Those that private domains or direct linking would come only if we were focusing on a particular vertical and those domains would come up.
for example, if xyz_website.com were using myAP and had the direct linking like xyz_website.com/cgi/affid=123
then we could do analysis and statsin on xyz_website.com and be able to count the number of unique affiliate domains and number of affiliate links.
jeff doak wrote:
“As far as printing 67,000 merchants for CJ, that just shows an embarrassing lack of understanding about the affiliate marketing space”
Actually, it’s an embarassing omission of the word “IDs” after merchants. The number of 67,000 is what we have as # of unique merchant IDs, but as i have seen in the database, there are multiple IDs mer merchant.
I am filtering through that information for the next monthly stats update, that will still include number of unique merchant ID, but then the new summary stat of number of unique merchants… and then the number will be clearer.
I posted up on our blog, as well as my first response here to clarify the stats issue, since we have had alot of feedback so far and the methodology and stats were a little confusing.
-brandon
Todd Crawford wrote:
“I would really be interested in seeing more specifics on how they came up with their data - hopefully they will provide more insight in upcoming issues.”
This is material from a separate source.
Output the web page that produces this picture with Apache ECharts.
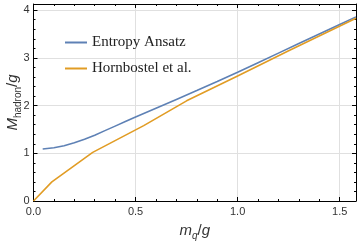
<!DOCTYPE html>
<html><head><meta charset="utf-8">
<script src="https://cdn.jsdelivr.net/npm/echarts@6/dist/echarts.min.js"></script>
<style>html,body{margin:0;padding:0;background:#fff}#c{width:361px;height:245px}</style>
</head><body><div id="c"></div>
<script>
const entropyX = [0.045, 0.1, 0.15, 0.2, 0.25, 0.3, 0.35, 0.4, 0.45, 0.5, 0.6, 0.7, 0.8, 0.9, 1.0, 1.1, 1.2, 1.3, 1.4, 1.5, 1.58];
const entropyY = [1.09, 1.115, 1.16, 1.22, 1.295, 1.38, 1.475, 1.57, 1.665, 1.76, 1.945, 2.13, 2.315, 2.505, 2.70, 2.90, 3.10, 3.30, 3.50, 3.70, 3.86];
const hornX = [0, 0.09, 0.29, 0.54, 0.75, 1.0, 1.25, 1.58];
const hornY = [0, 0.40, 1.02, 1.58, 2.10, 2.62, 3.15, 3.83];
const seriesNames = ['Entropy Ansatz', 'Hornbostel et al.'];
const xTickValues = [0, 0.5, 1.0, 1.5];
const xTicks = ['0.0', '0.5', '1.0', '1.5'];
const yTickValues = [0, 1, 2, 3, 4];
const yTicks = ['0', '1', '2', '3', '4'];

const chart = echarts.init(document.getElementById('c'), null, {renderer: 'canvas'});
const frameLine = {show: true, onZero: false, lineStyle: {color: '#000', width: 1}};
const tick = {show: true, inside: true, length: 4, lineStyle: {color: '#000', width: 1}};
const minor = {show: true, splitNumber: 5, length: 2, lineStyle: {color: '#000', width: 1}};
const labelStyle = {fontFamily: 'Liberation Sans', fontSize: 11, color: '#333'};
const blank = {show: false, formatter: () => ''};
chart.setOption({
  animation: false,
  grid: {left: 33.5, right: 5, top: 4, bottom: 44, containLabel: false, outerBoundsMode: 'none'},
  legend: {
    orient: 'vertical', left: 60, top: 30, itemWidth: 22, itemHeight: 2, itemGap: 11,
    icon: 'rect',
    data: seriesNames,
    textStyle: {fontFamily: 'Liberation Serif', fontSize: 15, color: '#222', lineHeight: 15}
  },
  xAxis: [{
    type: 'value', min: 0, max: 1.58, interval: 0.5, position: 'bottom',
    axisLine: frameLine, axisTick: tick, minorTick: minor,
    splitLine: {show: true, lineStyle: {color: '#e0e0e0', width: 1}},
    axisLabel: Object.assign({margin: 5, customValues: xTickValues, hideOverlap: false,
      formatter: v => xTicks[xTickValues.findIndex(t => Math.abs(t - v) < 1e-6)] || ''}, labelStyle),
    name: '{i|m}{s|q}{n|/}{i|g}', nameLocation: 'middle', nameGap: 22, nameMoveOverlap: false,
    nameTextStyle: {rich: {
      i: {fontFamily: 'Liberation Sans', fontStyle: 'italic', fontSize: 15, color: '#333'},
      n: {fontFamily: 'Liberation Sans', fontSize: 15, color: '#333'},
      s: {fontFamily: 'Liberation Sans', fontStyle: 'italic', fontSize: 10, color: '#333', verticalAlign: 'bottom', padding: [0, 0, -3, 0]}
    }}
  }, {
    type: 'value', min: 0, max: 1.58, interval: 0.5, position: 'top',
    axisLine: frameLine, axisTick: tick, minorTick: minor,
    splitLine: {show: false}, axisLabel: blank
  }],
  yAxis: [{
    type: 'value', min: 0, max: 4.13, interval: 1, position: 'left',
    axisLine: frameLine, axisTick: tick, minorTick: minor,
    splitLine: {show: true, lineStyle: {color: '#e0e0e0', width: 1}},
    axisLabel: Object.assign({margin: 4, inside: false, customValues: yTickValues, hideOverlap: false,
      formatter: v => yTicks[yTickValues.findIndex(t => Math.abs(t - v) < 1e-6)] || ''}, labelStyle),
    name: '{i|M}{s|hadron}{n|/}{i|g}', nameLocation: 'middle', nameGap: 13, nameMoveOverlap: false,
    nameTextStyle: {rich: {
      i: {fontFamily: 'Liberation Sans', fontStyle: 'italic', fontSize: 15, color: '#333'},
      n: {fontFamily: 'Liberation Sans', fontSize: 15, color: '#333'},
      s: {fontFamily: 'Liberation Sans', fontSize: 10, color: '#333', verticalAlign: 'bottom', padding: [0, 0, -3, 0]}
    }}
  }, {
    type: 'value', min: 0, max: 4.13, interval: 1, position: 'right',
    axisLine: frameLine, axisTick: tick, minorTick: minor,
    splitLine: {show: false}, axisLabel: blank
  }],
  series: [{
    name: seriesNames[0], type: 'line', symbol: 'none', smooth: false,
    data: entropyX.map((x, i) => [x, entropyY[i]]),
    lineStyle: {color: '#5E81B5', width: 1.6}, itemStyle: {color: '#5E81B5'}
  }, {
    name: seriesNames[1], type: 'line', symbol: 'none',
    data: hornX.map((x, i) => [x, hornY[i]]),
    lineStyle: {color: '#E19C24', width: 1.6}, itemStyle: {color: '#E19C24'}
  }]
});
</script></body></html>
Point well taken. Much like how we talk about “transparency and truth”, so we must also do the same with our data collection methodology and analysis.
I have dissected the affiliate link structures, the problem was as i stated above, i had not done enough filtering to get to the actul stat of “number of unique merchants”, where what the stat should have read “number of unique merchant ID”.. which isn’t very interesting on its own, unless the “number of unique merchants was also known”.
This information will be clarified as well as additional stats to come.
Feel free to suggest some intersting stats that we could be monitoring for.
some brainstorming examples:
-determining on average, how many websites an affiliate runs on any particular network
-a stat on “dirty traffic” that traces how prevalent is porn traffic feeding into non-porn websites
-where are the websites being hosted (geographically)
-determining how many different networks a domain uses on average.
We keyword index every page we visit, so we can do keyword analysis on top of linking analysis to offer alot of insights.
The data on page 48-49 of general keywords used in domains and the linking relationships to those domains is very interesting.
Well thank heavens for http://www.botsense.com if I see your bot coming I will trap it, throw it away with the rest of all the sniffers, scrapers and whatnot.
Hopefully your spider obeys the robots.txt file, correct?
Jimmy Daniels wrote:
“Hopefully your spider obeys the robots.txt file, correct?”
The short answer is no.
The longer answer:
Do web browsers “obey” robots.txt?
They don’t. So what if a webspider was actually a web browser?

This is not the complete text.